Mais les produits peuvent aussi avoir une valeur commune, c'est-à-dire une valeur intrinsèque qui est la même pour tout le monde. Mais dès lors que l'information disponible sur le produit est incomplète, le spectre de la malédiction du gagnant se pointe, surtout pour certains types d'enchère (principalement, l'enchère de premier prix). Par exemple, comment déterminer la valeur d'une entreprise (par exemple, une exploitation agricole dans les pays développés)? Il y a certes des indicateurs de performance disponibles, mais comment les interpréter correctement, compte tenu du secteur, de l'avenir, etc.? Si on utilise une enchère de premier prix, le plus optimiste des participants va l'emporter. Et il y a de fortes chances que ce vainqueur ait surestimé la valeur de cette entreprise et se retrouve avec une exploitation bien moins florissante que ce qu'il avait imaginé.

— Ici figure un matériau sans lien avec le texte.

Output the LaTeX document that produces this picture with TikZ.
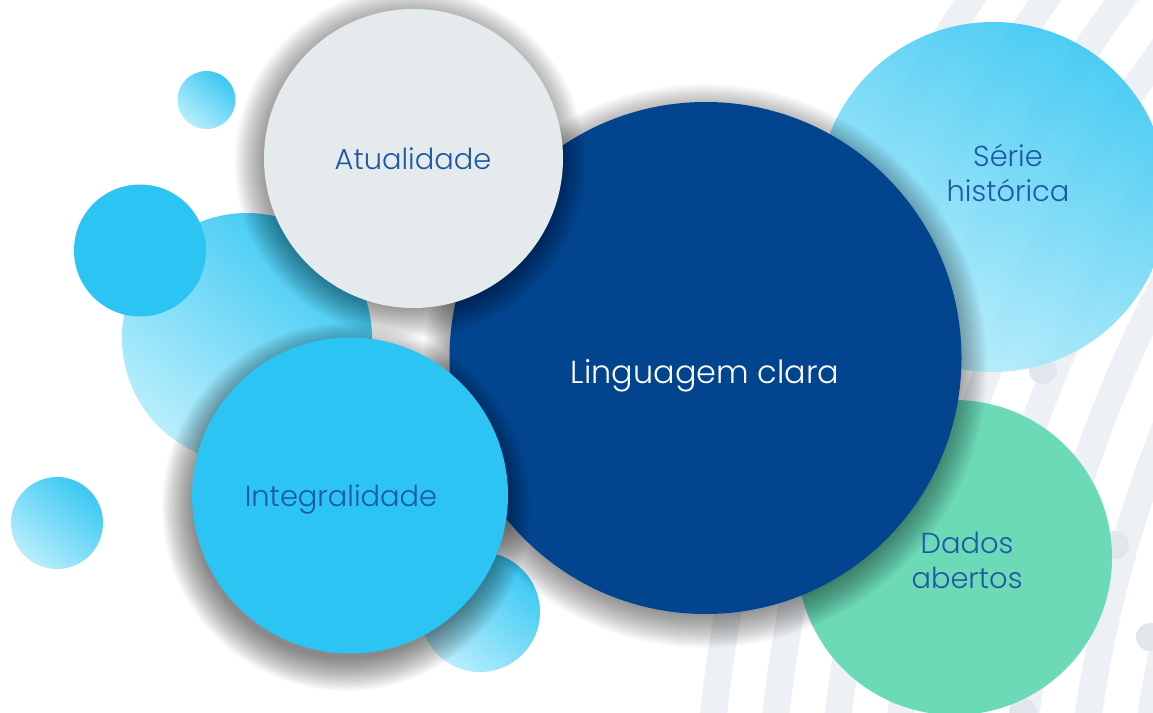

L'idée d'une malédiction du vainqueur est somme toute assez contre-intuitive. Je l'aime bien. Elle illustre une situation où le vainqueur n'est pas le vrai vainqueur. Elle survient surtout dans les enchères avec valeur commune. Les enchères anglaises et de deuxième prix minimisent ce risque.
En menant une petite enquête, j'ai réalisé que les enchères sont bien plus courantes en Haiti que ce que je pensais. Les appels d'offre publics, les mécanismes utilisés par les ONG et par la douane pour se débarrasser de certains biens sont autant de situations où les enchères sont utilisées. Il y a même, au moins, une entreprise spécialisée dans l'organisation d'enchères en Haïti. Un contact Facebook qui a déjà utilisé ses services m'a offert de me parler de son expérience personnelle. Il y a donc de fortes chances que nous ayons d'autres occasions de parler d'enchère sur ce blog. En attendant, ce qu'il faut retenir de tout cela, selon moi, est qu'en matière d'enchère, la surenchère est ce dont il faut surtout se méfier.